You could just transcribe him all day. (Okay, one more: "Ayo, macerate the fruit / Tap it over Angel's food / Yeah, we getting loot / Timbaland the boot / Kush is by prescription / Prolific in the kitchen / People on my dick because I'm vicious with the diction." Just say that out loud to yourself once today, I guarantee you'll feel great.) But the pleasure of Rare Chandeliers is as much in the feeling as in the technique. As with most of Bronson's records, it's a single-producer collaboration; the Alchemist, like his predecessors Party Supplies, Tommy Mas, and Harry Fraud, understands who he's working for, turning out subterranean-shark bass lines and dusty guitar licks, theme music for a red-bearded pig hunting truffles in the rapidly gentrifying concrete jungle. Fellow rappers come aboard and go native: New York's Roc Marciano sports "the garments that crawled out of the forest"; Black Hippy Schoolboy Q goes looking for Waldo; Yonkers hardhead Styles P cooks like Swanson.

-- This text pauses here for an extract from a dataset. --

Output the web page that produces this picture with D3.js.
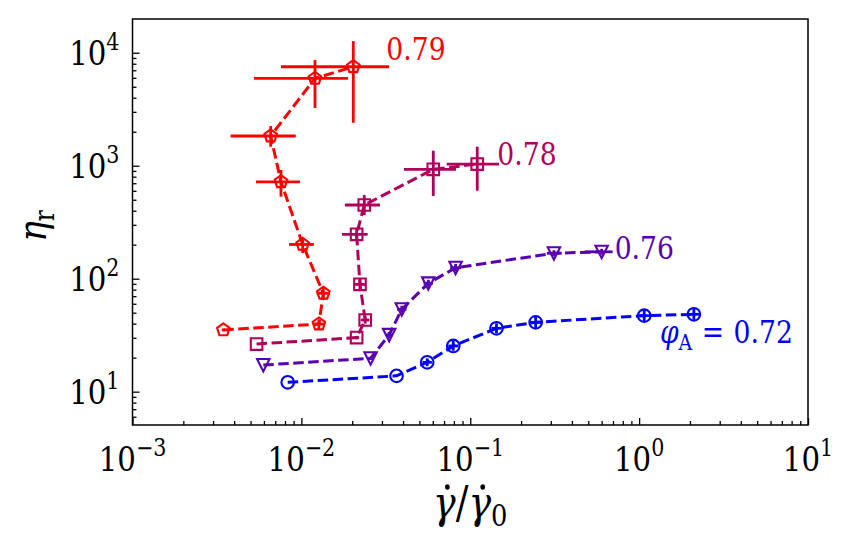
<!doctype html>
<html>
<head>
<meta charset="UTF-8">
<title>eta_r vs shear rate</title>
<style>
	body { margin: 0; background: #fff; }
	svg text { font-family: "DejaVu Serif"; }
	.axis path { display: none; }
	.axis line { stroke: #000; stroke-width: 1.3; }
</style>
</head>
<body>
<script src="https://cdn.jsdelivr.net/npm/d3@7"></script>
<script>
	var w = 850,
		h = 549,
		narrow = 0.86; // DejaVu Serif is wider than the TeX font of the original

	// phi_A = 0.72 (blue circles)
	var rate072 = [0.0083, 0.0366, 0.0556, 0.0793, 0.143, 0.244, 1.072, 2.11];
	var eta072 = [12.1, 13.8, 18.2, 25.4, 36.4, 41.1, 47.1, 48.4];
	var rateLo072 = [0.0083, 0.0366, 0.0522, 0.0741, 0.134, 0.225, 0.985, 1.94];
	var rateHi072 = [0.0083, 0.0366, 0.0593, 0.0849, 0.153, 0.265, 1.165, 2.30];
	var etaLo072 = [12.1, 13.8, 16.8, 23.0, 32.9, 36.6, 42.0, 43.2];
	var etaHi072 = [12.1, 13.8, 19.7, 28.1, 40.3, 46.1, 52.8, 54.3];

	// phi_A = 0.76 (violet down triangles)
	var rate076 = [0.00595, 0.0257, 0.0331, 0.0393, 0.0564, 0.0819, 0.313, 0.600];
	var eta076 = [17.2, 19.75, 31.8, 53.6, 91, 125, 168, 173];
	var rateLo076 = [0.00595, 0.0250, 0.0314, 0.0369, 0.0529, 0.0760, 0.284, 0.477];
	var rateHi076 = [0.00595, 0.0264, 0.0349, 0.0419, 0.0601, 0.0883, 0.348, 0.697];
	var etaLo076 = [17.2, 19.2, 29.9, 49.9, 84.7, 116, 158, 163];
	var etaHi076 = [17.2, 20.3, 33.8, 57.6, 97.8, 135, 179, 184];

	// phi_A = 0.78 (magenta squares)
	var rate078 = [0.00543, 0.02124, 0.02388, 0.02223, 0.02124, 0.02358, 0.0604, 0.110];
	var eta078 = [26.4, 30.1, 43.1, 89.1, 247, 449, 930, 1035];
	var rateLo078 = [0.00543, 0.0205, 0.0225, 0.0205, 0.01739, 0.01811, 0.0405, 0.0725];
	var rateHi078 = [0.00543, 0.0220, 0.0253, 0.0241, 0.0247, 0.0292, 0.0823, 0.148];
	var etaLo078 = [26.4, 29.0, 40.0, 79.4, 220, 366, 540, 601];
	var etaHi078 = [26.4, 31.2, 46.5, 101, 281, 550, 1358, 1473];

	// phi_A = 0.79 (red pentagons)
	var rate079 = [0.00345, 0.0127, 0.01349, 0.01018, 0.00757, 0.00658, 0.01204, 0.0203];
	var eta079 = [35.2, 39.7, 74.3, 201, 721, 1833, 5935, 7516];
	var rateLo079 = [0.00338, 0.01172, 0.01232, 0.00845, 0.00539, 0.00381, 0.00524, 0.00757];
	var rateHi079 = [0.00352, 0.01379, 0.01477, 0.01187, 0.00981, 0.00926, 0.0189, 0.0331];
	var etaLo079 = [34.5, 35.9, 64.8, 168.8, 532, 1473, 3240, 2400];
	var etaHi079 = [36.0, 43.1, 84.4, 230.7, 917, 2244, 8617, 12690];

	var phiLabels = ['0.72', '0.76', '0.78', '0.79'];
	var colors = ['#0000ff', '#5a00b4', '#b0005c', '#ff0000'];
	var markerTypes = ['circle', 'tridown', 'square', 'pentagon'];

	var xMajor = [1e-3, 1e-2, 1e-1, 1e0, 1e1];
	var xMajorExp = ['\u22123', '\u22122', '\u22121', '0', '1'];
	var yMajor = [1e1, 1e2, 1e3, 1e4];
	var yMajorExp = ['1', '2', '3', '4'];

	var series = [
		{rate: rate072, eta: eta072, rLo: rateLo072, rHi: rateHi072, eLo: etaLo072, eHi: etaHi072},
		{rate: rate076, eta: eta076, rLo: rateLo076, rHi: rateHi076, eLo: etaLo076, eHi: etaHi076},
		{rate: rate078, eta: eta078, rLo: rateLo078, rHi: rateHi078, eLo: etaLo078, eHi: etaHi078},
		{rate: rate079, eta: eta079, rLo: rateLo079, rHi: rateHi079, eLo: etaLo079, eHi: etaHi079}
	];
	series.forEach(function(s, i) {
		s.label = phiLabels[i];
		s.color = colors[i];
		s.marker = markerTypes[i];
		s.points = s.rate.map(function(r, j) {
			return {x: r, y: s.eta[j], xlo: s.rLo[j], xhi: s.rHi[j], ylo: s.eLo[j], yhi: s.eHi[j]};
		});
	});

	var plot = {left: 132.5, right: 808, top: 19, bottom: 425};

	var x = d3.scaleLog().domain([1e-3, 1e1]).range([plot.left, plot.right]);
	var y = d3.scaleLog().domain([5.07, 1.99e4]).range([plot.bottom, plot.top]);

	var svg = d3.select('body').append('svg')
		.attr('width', w)
		.attr('height', h);

	// place a text at (px, py), squeezed horizontally
	var at = function(px, py) {
		return 'translate(' + px + ',' + py + ') scale(' + narrow + ',1)';
	};

	// minor tick values
	var minorTicks = function(domain) {
		var out = [];
		var lo = Math.floor(Math.log10(domain[0])),
			hi = Math.ceil(Math.log10(domain[1]));
		for (var e = lo; e < hi; e++) {
			for (var k = 2; k < 10; k++) {
				var v = k * Math.pow(10, e);
				if (v >= domain[0] && v <= domain[1]) out.push(v);
			}
		}
		return out;
	};

	var gx = svg.append('g').attr('class', 'axis').attr('transform', 'translate(0,' + plot.bottom + ')');
	gx.call(d3.axisBottom(x).tickValues(xMajor).tickSize(-7).tickFormat(''));
	gx.append('g').call(d3.axisBottom(x).tickValues(minorTicks(x.domain())).tickSize(-4).tickFormat(''));

	var gy = svg.append('g').attr('class', 'axis').attr('transform', 'translate(' + plot.left + ',0)');
	gy.call(d3.axisLeft(y).tickValues(yMajor).tickSize(-7).tickFormat(''));
	gy.append('g').call(d3.axisLeft(y).tickValues(minorTicks(y.domain())).tickSize(-4).tickFormat(''));

	// tick labels 10^n
	var xl = svg.selectAll('.xlab').data(xMajor).enter().append('text')
		.attr('class', 'xlab')
		.attr('transform', function(d) { return at(x(d), plot.bottom + 46); })
		.attr('text-anchor', 'middle')
		.style('font-size', '34px');
	xl.append('tspan').text('10');
	xl.append('tspan').attr('dy', -15).style('font-size', '24px').text(function(d, i) { return xMajorExp[i]; });

	var yl = svg.selectAll('.ylab').data(yMajor).enter().append('text')
		.attr('class', 'ylab')
		.attr('transform', function(d) { return at(plot.left - 13, y(d) + 12); })
		.attr('text-anchor', 'end')
		.style('font-size', '34px');
	yl.append('tspan').text('10');
	yl.append('tspan').attr('dy', -15).style('font-size', '24px').text(function(d, i) { return yMajorExp[i]; });

	// marker shapes
	var polygon = function(n, r, rot) {
		var pts = d3.range(n).map(function(k) {
			var a = rot + k * 2 * Math.PI / n;
			return [r * Math.sin(a), -r * Math.cos(a)];
		});
		return 'M' + pts.join('L') + 'Z';
	};
	var markerPath = function(type) {
		if (type === 'circle') return d3.symbol().type(d3.symbolCircle).size(Math.PI * 6.3 * 6.3)();
		if (type === 'square') return 'M-5.8,-5.8H5.8V5.8H-5.8Z';
		if (type === 'tridown') return 'M-6.2,-6H6.2L0,6.4Z';
		return polygon(5, 6.6, 0);
	};

	var line = d3.line()
		.x(function(d) { return x(d.x); })
		.y(function(d) { return y(d.y); });

	var gs = svg.selectAll('.series').data(series).enter().append('g').attr('class', 'series');

	gs.append('path')
		.attr('d', function(s) { return line(s.points); })
		.attr('fill', 'none')
		.attr('stroke', function(s) { return s.color; })
		.attr('stroke-width', 3)
		.attr('stroke-dasharray', '10.5,4.5');

	gs.each(function(s) {
		var g = d3.select(this);
		var pts = s.points.filter(function(d) { return d.xhi > d.xlo || d.yhi > d.ylo; });
		g.selectAll('.xerr').data(pts).enter().append('line')
			.attr('x1', function(d) { return x(d.xlo); })
			.attr('x2', function(d) { return x(d.xhi); })
			.attr('y1', function(d) { return y(d.y); })
			.attr('y2', function(d) { return y(d.y); })
			.attr('stroke', s.color).attr('stroke-width', 2.8);
		g.selectAll('.yerr').data(pts).enter().append('line')
			.attr('x1', function(d) { return x(d.x); })
			.attr('x2', function(d) { return x(d.x); })
			.attr('y1', function(d) { return y(d.ylo); })
			.attr('y2', function(d) { return y(d.yhi); })
			.attr('stroke', s.color).attr('stroke-width', 2.8);
		g.selectAll('.mk').data(s.points).enter().append('path')
			.attr('transform', function(d) { return 'translate(' + x(d.x) + ',' + y(d.y) + ')'; })
			.attr('d', markerPath(s.marker))
			.attr('fill', 'none')
			.attr('stroke', s.color)
			.attr('stroke-width', 2.1);
	});

	// phi labels next to the last point of each series
	var labelOffsets = [[-34, 29], [13, 7], [20, 1], [33, -7]];
	gs.append('text')
		.attr('transform', function(s, i) {
			var p = s.points[s.points.length - 1];
			return at(x(p.x) + labelOffsets[i][0], y(p.y) + labelOffsets[i][1]);
		})
		.attr('fill', function(s) { return s.color; })
		.style('font-size', '31px')
		.each(function(s, i) {
			var t = d3.select(this);
			if (i === 0) {
				t.append('tspan').style('font-style', 'italic').text('\u03c6');
				t.append('tspan').attr('dy', 7).style('font-size', '22px').text('A');
				t.append('tspan').attr('dy', -7).attr('dx', 11).text('=');
				t.append('tspan').attr('dx', 11).text(s.label);
			} else {
				t.text(s.label);
			}
		});

	// frame
	svg.append('rect')
		.attr('x', plot.left).attr('y', plot.top)
		.attr('width', plot.right - plot.left).attr('height', plot.bottom - plot.top)
		.attr('fill', 'none').attr('stroke', '#000').attr('stroke-width', 1.5);

	// axis titles
	var xt = svg.append('text')
		.attr('transform', at((plot.left + plot.right) / 2, 518))
		.attr('text-anchor', 'middle')
		.style('font-size', '44px');
	xt.append('tspan').style('font-style', 'italic').text('\u03b3');
	xt.append('tspan').text('/');
	xt.append('tspan').style('font-style', 'italic').text('\u03b3');
	xt.append('tspan').attr('dy', 8).style('font-size', '30px').text('0');

	// dots over the two gammas (same squeezed frame as the title)
	var xtNode = xt.node();
	[0, 2].forEach(function(ci) {
		var a = xtNode.getStartPositionOfChar(ci),
			b = xtNode.getEndPositionOfChar(ci);
		xt.select(function() { return this.parentNode; }).append('circle')
			.attr('transform', at((plot.left + plot.right) / 2, 518))
			.attr('cx', (a.x + b.x) / 2 + 3.5)
			.attr('cy', a.y - 31)
			.attr('r', 2.7)
			.attr('fill', '#000');
	});

	var yt = svg.append('text')
		.attr('transform', 'translate(46,226) rotate(-90) scale(' + narrow + ',1)')
		.attr('text-anchor', 'middle')
		.style('font-size', '40px');
	yt.append('tspan').style('font-style', 'italic').text('\u03b7');
	yt.append('tspan').attr('dy', 8).style('font-size', '27px').text('r');
</script>
</body>
</html>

Is this better than the other free mixtape Action Bronson put out this year? Has he "matured"? Has he moved past his debt to Ghostface and Big L and Kool G Rap? No, on all counts. Progress is the wrong metric here. Bronsonland is a place you enjoy spending time in or you don't, and that does not seem likely to change anytime soon. SPIN typically rates records on a 1-10 scale. Where does Rare Chandeliers belong? Five Gary Paytons out of one Tommy Lasorda. One hundred piranhas. Four ice-cold bottles of Sauvignon Blanc. A full wolf-pelt headdress, waving in the shotgun breeze.